# PROVIDED MATERIAL start
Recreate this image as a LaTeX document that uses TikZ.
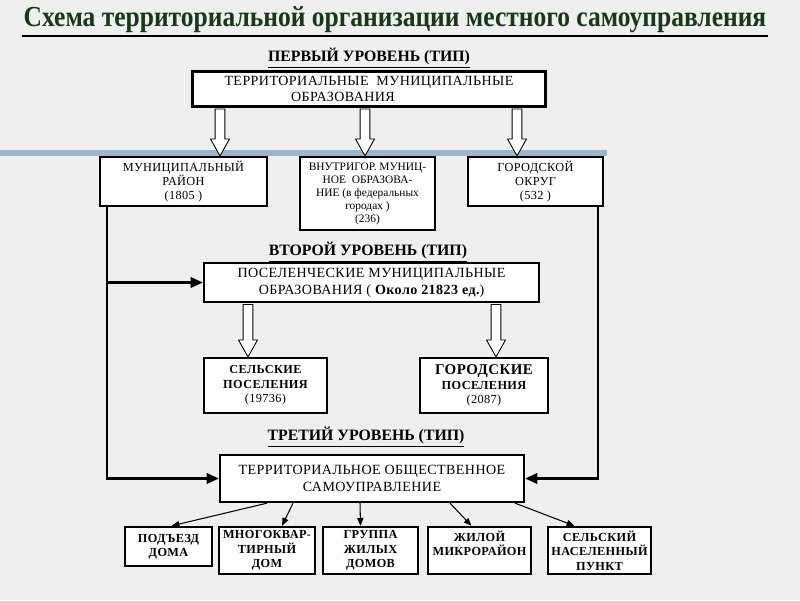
\documentclass[tikz,border=0pt]{standalone}
\usepackage{fontspec}
\setmainfont{Liberation Serif}
\newfontfamily\spacedfont[LetterSpace=3]{Liberation Serif}
\usepackage{tikz}
\usetikzlibrary{positioning}
\usetikzlibrary{arrows.meta,calc}

\definecolor{titlegreen}{RGB}{24,56,24}
\definecolor{barblue}{RGB}{158,182,205}
\definecolor{bggray}{RGB}{239,239,239}

% white block arrow from #1 down to #2
\newcommand{\hollowarrow}[2]{%
  \path[harrow] let \p1 = (#1), \p2 = (#2) in
    (\x1-2.8pt,\y1-0.8pt) -- (\x1-2.8pt,\y2+9.6pt) -- (\x1-5.4pt,\y2+9.6pt)
    -- (\x1,\y2) -- (\x1+5.4pt,\y2+9.6pt) -- (\x1+2.8pt,\y2+9.6pt)
    -- (\x1+2.8pt,\y1-0.8pt) -- cycle;}

\begin{document}
\begin{tikzpicture}[x=0.02cm, y=-0.02cm,
    box/.style = {draw, line width=1.3pt, fill=white, inner sep=1pt, align=center,
                  font=\fontsize{7}{8.2}\selectfont\spacedfont},
    bbox/.style = {box, font=\fontsize{7}{8.2}\selectfont\spacedfont\bfseries},
    level/.style = {font=\fontsize{9}{10}\selectfont\bfseries},
    conn/.style = {line width=1.3pt, -{Triangle[length=7pt, width=6pt]}},
    thinconn/.style = {line width=0.6pt, -{Triangle[length=4.5pt, width=3.5pt]}},
    harrow/.style = {draw, fill=white, line width=0.5pt}]

    \useasboundingbox (0,0) rectangle (800,600);
    \fill[bggray] (0,0) rectangle (800,600);
    \fill[barblue] (0,150) rectangle (607,156);

    \node[font=\fontsize{16.5}{18}\selectfont\bfseries, text=titlegreen] (title) at (395,20)
        {\scalebox{0.88}[1]{Схема территориальной организации местного самоуправления}};
    \draw[line width=1.6pt] (22,36) -- (768,36);

    % first level
    \node[level] (lev1) at (369,58) {\underline{ПЕРВЫЙ УРОВЕНЬ (ТИП)}};
    \node[box, minimum width=7.06cm, minimum height=0.7cm,
          font=\fontsize{8}{9.5}\selectfont\spacedfont] (tmo) at (369,89)
        {ТЕРРИТОРИАЛЬНЫЕ~~МУНИЦИПАЛЬНЫЕ\\ОБРАЗОВАНИЯ\hspace*{1.04cm}};
    \node[box, minimum width=3.34cm, minimum height=0.98cm] (mrn) at (183.5,181.5)
        {МУНИЦИПАЛЬНЫЙ\\РАЙОН\\(1805 )};
    \node[box, minimum width=2.7cm, minimum height=1.46cm,
          font=\fontsize{6.5}{7.4}\selectfont] (vgm) at (367.5,193.5)
        {ВНУТРИГОР. МУНИЦ-\\НОЕ~~ОБРАЗОВА-\\НИЕ (в федеральных\\городах )\\(236)};
    \node[box, minimum width=2.7cm, minimum height=0.98cm] (gok) at (535.5,181.5)
        {ГОРОДСКОЙ\\ОКРУГ\\(532 )};

    % second level
    \node[level] (lev2) at (368,252) {\underline{ВТОРОЙ УРОВЕНЬ (ТИП)}};
    \node[box, minimum width=6.7cm, minimum height=0.78cm,
          font=\fontsize{8}{9.5}\selectfont\spacedfont] (pmo) at (371.5,282.5)
        {ПОСЕЛЕНЧЕСКИЕ МУНИЦИПАЛЬНЫЕ\\ОБРАЗОВАНИЯ ( {\bfseries Около 21823 ед.})};
    \node[bbox, minimum width=2.46cm, minimum height=1.1cm] (selp) at (265.5,385.5)
        {СЕЛЬСКИЕ\\ПОСЕЛЕНИЯ\\{\mdseries (19736)}};
    \node[bbox, minimum width=2.56cm, minimum height=1.1cm] (gorp) at (484,385.5)
        {{\fontsize{8.5}{9}\selectfont ГОРОДСКИЕ}\\ПОСЕЛЕНИЯ\\{\mdseries (2087)}};

    % third level
    \node[level] (lev3) at (366,437) {\underline{ТРЕТИЙ УРОВЕНЬ (ТИП)}};
    \node[box, minimum width=6.08cm, minimum height=0.94cm,
          font=\fontsize{8}{9.5}\selectfont\spacedfont] (tos) at (372,478.5)
        {ТЕРРИТОРИАЛЬНОЕ ОБЩЕСТВЕННОЕ\\САМОУПРАВЛЕНИЕ};
    \node[bbox, minimum width=1.74cm, minimum height=0.78cm] (pod) at (168.5,546.5)
        {ПОДЪЕЗД\\ДОМА};
    \node[bbox, minimum width=1.92cm, minimum height=0.94cm] (mkd) at (267,550.5)
        {МНОГОКВАР-\\ТИРНЫЙ\\ДОМ};
    \node[bbox, minimum width=1.9cm, minimum height=0.94cm] (grp) at (370.5,550.5)
        {ГРУППА\\ЖИЛЫХ\\ДОМОВ};
    \node[bbox, minimum width=2.06cm, minimum height=0.94cm] (mkr) at (479.5,550.5)
        {ЖИЛОЙ\\МИКРОРАЙОН\\\mbox{}};
    \node[bbox, minimum width=2.06cm, minimum height=0.94cm] (snp) at (599.5,550.5)
        {СЕЛЬСКИЙ\\НАСЕЛЕННЫЙ\\ПУНКТ};

    % block arrows
    \hollowarrow{tmo.south -| 220,0}{mrn.north -| 220,0}
    \hollowarrow{tmo.south -| 365,0}{vgm.north -| 365,0}
    \hollowarrow{tmo.south -| 517,0}{gok.north -| 517,0}
    \hollowarrow{pmo.south -| 248,0}{selp.north -| 248,0}
    \hollowarrow{pmo.south -| 496,0}{gorp.north -| 496,0}

    % side lines
    \coordinate (la) at ($(mrn.south west)+(8,0)$);
    \coordinate (rc) at ($(gok.south east)+(-6,0)$);
    \draw[conn] (la) |- (tos.west);
    \draw[conn] (la |- pmo.west) -- (pmo.west);
    \draw[conn] (rc) |- (tos.east);

    % to the lowest units
    \draw[thinconn] ($(tos.south)+(-105,0)$) -- ($(pod.north)+(3,0)$);
    \draw[thinconn] ($(tos.south)+(-79,0)$) -- ($(mkd.north)+(15,0)$);
    \draw[thinconn] ($(tos.south)+(-12,0)$) -- ($(grp.north)+(-10,0)$);
    \draw[thinconn] ($(tos.south)+(78,0)$) -- ($(mkr.north)+(-8,0)$);
    \draw[thinconn] ($(tos.south)+(143,0)$) -- ($(snp.north)+(-25,0)$);

\end{tikzpicture}
\end{document}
# PROVIDED MATERIAL end
◆ TASK PROMPT: Return to the listing above and set it down exactly, leaving out its pictures.

◆ EXERCISE SOLUTION:
Recreate this image as a LaTeX document that uses TikZ.
\documentclass[tikz,border=0pt]{standalone}
\usepackage{fontspec}
\setmainfont{Liberation Serif}
\newfontfamily\spacedfont[LetterSpace=3]{Liberation Serif}
\usepackage{tikz}
\usetikzlibrary{positioning}
\usetikzlibrary{arrows.meta,calc}

\definecolor{titlegreen}{RGB}{24,56,24}
\definecolor{barblue}{RGB}{158,182,205}
\definecolor{bggray}{RGB}{239,239,239}

% white block arrow from #1 down to #2
\newcommand{\hollowarrow}[2]{%
  \path[harrow] let \p1 = (#1), \p2 = (#2) in
    (\x1-2.8pt,\y1-0.8pt) -- (\x1-2.8pt,\y2+9.6pt) -- (\x1-5.4pt,\y2+9.6pt)
    -- (\x1,\y2) -- (\x1+5.4pt,\y2+9.6pt) -- (\x1+2.8pt,\y2+9.6pt)
    -- (\x1+2.8pt,\y1-0.8pt) -- cycle;}

\begin{document}
\begin{tikzpicture}[x=0.02cm, y=-0.02cm,
    box/.style = {draw, line width=1.3pt, fill=white, inner sep=1pt, align=center,
                  font=\fontsize{7}{8.2}\selectfont\spacedfont},
    bbox/.style = {box, font=\fontsize{7}{8.2}\selectfont\spacedfont\bfseries},
    level/.style = {font=\fontsize{9}{10}\selectfont\bfseries},
    conn/.style = {line width=1.3pt, -{Triangle[length=7pt, width=6pt]}},
    thinconn/.style = {line width=0.6pt, -{Triangle[length=4.5pt, width=3.5pt]}},
    harrow/.style = {draw, fill=white, line width=0.5pt}]

    \useasboundingbox (0,0) rectangle (800,600);
    \fill[bggray] (0,0) rectangle (800,600);
    \fill[barblue] (0,150) rectangle (607,156);

    \node[font=\fontsize{16.5}{18}\selectfont\bfseries, text=titlegreen] (title) at (395,20)
        {\scalebox{0.88}[1]{Схема территориальной организации местного самоуправления}};
    \draw[line width=1.6pt] (22,36) -- (768,36);

    % first level
    \node[level] (lev1) at (369,58) {\underline{ПЕРВЫЙ УРОВЕНЬ (ТИП)}};
    \node[box, minimum width=7.06cm, minimum height=0.7cm,
          font=\fontsize{8}{9.5}\selectfont\spacedfont] (tmo) at (369,89)
        {ТЕРРИТОРИАЛЬНЫЕ~~МУНИЦИПАЛЬНЫЕ\\ОБРАЗОВАНИЯ\hspace*{1.04cm}};
    \node[box, minimum width=3.34cm, minimum height=0.98cm] (mrn) at (183.5,181.5)
        {МУНИЦИПАЛЬНЫЙ\\РАЙОН\\(1805 )};
    \node[box, minimum width=2.7cm, minimum height=1.46cm,
          font=\fontsize{6.5}{7.4}\selectfont] (vgm) at (367.5,193.5)
        {ВНУТРИГОР. МУНИЦ-\\НОЕ~~ОБРАЗОВА-\\НИЕ (в федеральных\\городах )\\(236)};
    \node[box, minimum width=2.7cm, minimum height=0.98cm] (gok) at (535.5,181.5)
        {ГОРОДСКОЙ\\ОКРУГ\\(532 )};

    % second level
    \node[level] (lev2) at (368,252) {\underline{ВТОРОЙ УРОВЕНЬ (ТИП)}};
    \node[box, minimum width=6.7cm, minimum height=0.78cm,
          font=\fontsize{8}{9.5}\selectfont\spacedfont] (pmo) at (371.5,282.5)
        {ПОСЕЛЕНЧЕСКИЕ МУНИЦИПАЛЬНЫЕ\\ОБРАЗОВАНИЯ ( {\bfseries Около 21823 ед.})};
    \node[bbox, minimum width=2.46cm, minimum height=1.1cm] (selp) at (265.5,385.5)
        {СЕЛЬСКИЕ\\ПОСЕЛЕНИЯ\\{\mdseries (19736)}};
    \node[bbox, minimum width=2.56cm, minimum height=1.1cm] (gorp) at (484,385.5)
        {{\fontsize{8.5}{9}\selectfont ГОРОДСКИЕ}\\ПОСЕЛЕНИЯ\\{\mdseries (2087)}};

    % third level
    \node[level] (lev3) at (366,437) {\underline{ТРЕТИЙ УРОВЕНЬ (ТИП)}};
    \node[box, minimum width=6.08cm, minimum height=0.94cm,
          font=\fontsize{8}{9.5}\selectfont\spacedfont] (tos) at (372,478.5)
        {ТЕРРИТОРИАЛЬНОЕ ОБЩЕСТВЕННОЕ\\САМОУПРАВЛЕНИЕ};
    \node[bbox, minimum width=1.74cm, minimum height=0.78cm] (pod) at (168.5,546.5)
        {ПОДЪЕЗД\\ДОМА};
    \node[bbox, minimum width=1.92cm, minimum height=0.94cm] (mkd) at (267,550.5)
        {МНОГОКВАР-\\ТИРНЫЙ\\ДОМ};
    \node[bbox, minimum width=1.9cm, minimum height=0.94cm] (grp) at (370.5,550.5)
        {ГРУППА\\ЖИЛЫХ\\ДОМОВ};
    \node[bbox, minimum width=2.06cm, minimum height=0.94cm] (mkr) at (479.5,550.5)
        {ЖИЛОЙ\\МИКРОРАЙОН\\\mbox{}};
    \node[bbox, minimum width=2.06cm, minimum height=0.94cm] (snp) at (599.5,550.5)
        {СЕЛЬСКИЙ\\НАСЕЛЕННЫЙ\\ПУНКТ};

    % block arrows
    \hollowarrow{tmo.south -| 220,0}{mrn.north -| 220,0}
    \hollowarrow{tmo.south -| 365,0}{vgm.north -| 365,0}
    \hollowarrow{tmo.south -| 517,0}{gok.north -| 517,0}
    \hollowarrow{pmo.south -| 248,0}{selp.north -| 248,0}
    \hollowarrow{pmo.south -| 496,0}{gorp.north -| 496,0}

    % side lines
    \coordinate (la) at ($(mrn.south west)+(8,0)$);
    \coordinate (rc) at ($(gok.south east)+(-6,0)$);
    \draw[conn] (la) |- (tos.west);
    \draw[conn] (la |- pmo.west) -- (pmo.west);
    \draw[conn] (rc) |- (tos.east);

    % to the lowest units
    \draw[thinconn] ($(tos.south)+(-105,0)$) -- ($(pod.north)+(3,0)$);
    \draw[thinconn] ($(tos.south)+(-79,0)$) -- ($(mkd.north)+(15,0)$);
    \draw[thinconn] ($(tos.south)+(-12,0)$) -- ($(grp.north)+(-10,0)$);
    \draw[thinconn] ($(tos.south)+(78,0)$) -- ($(mkr.north)+(-8,0)$);
    \draw[thinconn] ($(tos.south)+(143,0)$) -- ($(snp.north)+(-25,0)$);

\end{tikzpicture}
\end{document}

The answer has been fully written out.